Pink sees the structure as a “template for an irresistible new kind of pitch.” For our work—shifting from an object oriented mind to a living process oriented mind, it offers a framework that captures the perspective-shifting power of story in a simple and elegant way. Working with it has the added advantage of building capability to hone in on what’s essential and of essence to the new understanding we’re trying to develop in those we need to engage.
We tried it out on an old project of ours (see below), but it is equally useful in describing a proposed project. What would you say about your project using this framework? Can you see how it engages the mind differently than a description of the function the project serves and how it is/will be structured to accomplish that?
Once upon a timethere was some abandoned and abused plantation land near a struggling village named Joluchuca. Every day the village was becoming poorer and poorer, the land and water less healthy. One day developers named David and Sandra purchased some of the land neighboring the village to build a sustainable ecotourist resort.
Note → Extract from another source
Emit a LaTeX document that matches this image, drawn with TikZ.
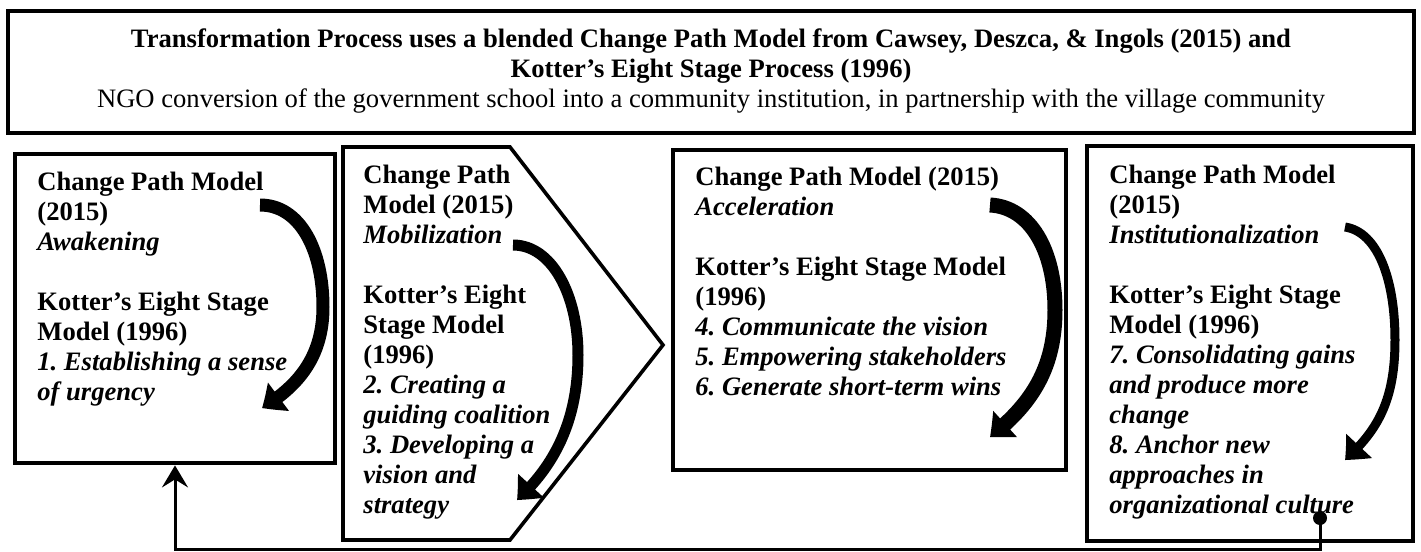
\documentclass[tikz,border=0pt]{standalone}
\usepackage{fontspec}
\setmainfont{Liberation Serif}
\usetikzlibrary{arrows.meta,bending,fit}
\begin{document}
\frenchspacing
\begin{tikzpicture}[x=0.5pt,y=-0.5pt,
  frame/.style={draw, line width=2.4pt, inner sep=0pt},
  txt/.style={anchor=north west, align=left, inner sep=0pt, font=\fontsize{13.3}{15}\selectfont\bfseries},
  curv/.style={line width=#1, -{Triangle[width=17pt,length=10pt,bend]}},
  conn/.style={line width=1.5pt, line cap=rect}]
\useasboundingbox (0,0) rectangle (1421,552);
% title box
\node[frame, fit={(8,11) (1414,133)}] (top) {};
\node[anchor=north, align=center, inner sep=0pt, font=\fontsize{13.3}{15}\selectfont] (title) at (711,26)
  {\strut\textbf{Transformation Process uses a blended Change Path Model from Cawsey, Deszca, \& Ingols (2015) and}\\
   \textbf{Kotter’s Eight Stage Process (1996)}\\
   NGO conversion of the government school into a community institution, in partnership with the village community};
% box 1
\node[frame, fit={(15,154) (335,463)}] (b1) {};
\node[txt] (t1) at (37,169) {\strut Change Path Model\\(2015)\\\itshape Awakening\\[15pt]
  Kotter’s Eight Stage\\Model (1996)\\\itshape 1. Establishing a sense\\\itshape of urgency};
% box 2 (pentagon arrow)
\draw[line width=1.8pt, line join=miter] (343,147) -- (510,147) -- (663,345) -- (510,540) -- (343,540) -- cycle;
\coordinate (b2) at (500,345);
\node[txt] (t2) at (363,162) {\strut Change Path\\Model (2015)\\\itshape Mobilization\\[15pt]
  Kotter’s Eight\\Stage Model\\(1996)\\\itshape 2. Creating a\\\itshape guiding coalition\\\itshape 3. Developing a\\\itshape vision and\\\itshape strategy};
% box 3
\node[frame, fit={(673,150) (1066,470)}] (b3) {};
\node[txt] (t3) at (695,164) {\strut Change Path Model (2015)\\\itshape Acceleration\\[15pt]
  Kotter’s Eight Stage Model\\(1996)\\\itshape 4. Communicate the vision\\\itshape 5. Empowering stakeholders\\\itshape 6. Generate short-term wins};
% box 4
\node[frame, line width=2.2pt, fit={(1087,146) (1413,541)}] (b4) {};
\node[txt] (t4) at (1109,162) {\strut Change Path Model\\(2015)\\\itshape Institutionalization\\[15pt]
  Kotter’s Eight Stage\\Model (1996)\\\itshape 7. Consolidating gains\\\itshape and produce more\\\itshape change\\\itshape 8. Anchor new\\\itshape approaches in\\\itshape organizational culture};
% curved arrows
\draw[curv=6.5pt] (260,205) .. controls (300,205) and (323,250) .. (323,307) .. controls (323,355) and (300,385) .. (262,408);
\draw[curv=5.5pt] (513,245) .. controls (552,245) and (578,295) .. (578,355) .. controls (578,420) and (555,465) .. (517,500);
\draw[curv=7.5pt] (990,205) .. controls (1030,207) and (1055,250) .. (1055,310) .. controls (1055,370) and (1030,405) .. (990,437);
\draw[curv=4.5pt] (1345,227) .. controls (1378,232) and (1395,280) .. (1395,340) .. controls (1395,400) and (1378,430) .. (1345,460);
% feedback connector
\coordinate (dot) at (1320,518);
\coordinate (c1) at (1320,549);
\coordinate (c2) at (b1.south |- c1);
\fill (dot) circle (3.5pt);
\draw[conn, -{Stealth[length=11pt,width=13pt,inset=4pt]}] (dot) -- (c1) -- (c2) -- (b1.south);
\end{tikzpicture}
\end{document}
Because of that, a new relationship was developed between David and the villagers who began to teach him what they knew and loved about this place and the ocean, and David began to see that Playa Viva had the potential to play a far more meaningful and significant role than he’d envisioned. Because of that David and his staff began working with the villagers, teaching them what they knew about sustainable practices, integrating it with what the villagers knew about the place, and working together to create buildings, infrastructure, guest programs, and sustainable livelihoods that helped the village and villagers grow more prosperous and healthy while healing the soil and the watershed. Until finally a whole and healthy community of people and nature was born in which ecotourists and villagers developed a deep and respectful care for each other and the place.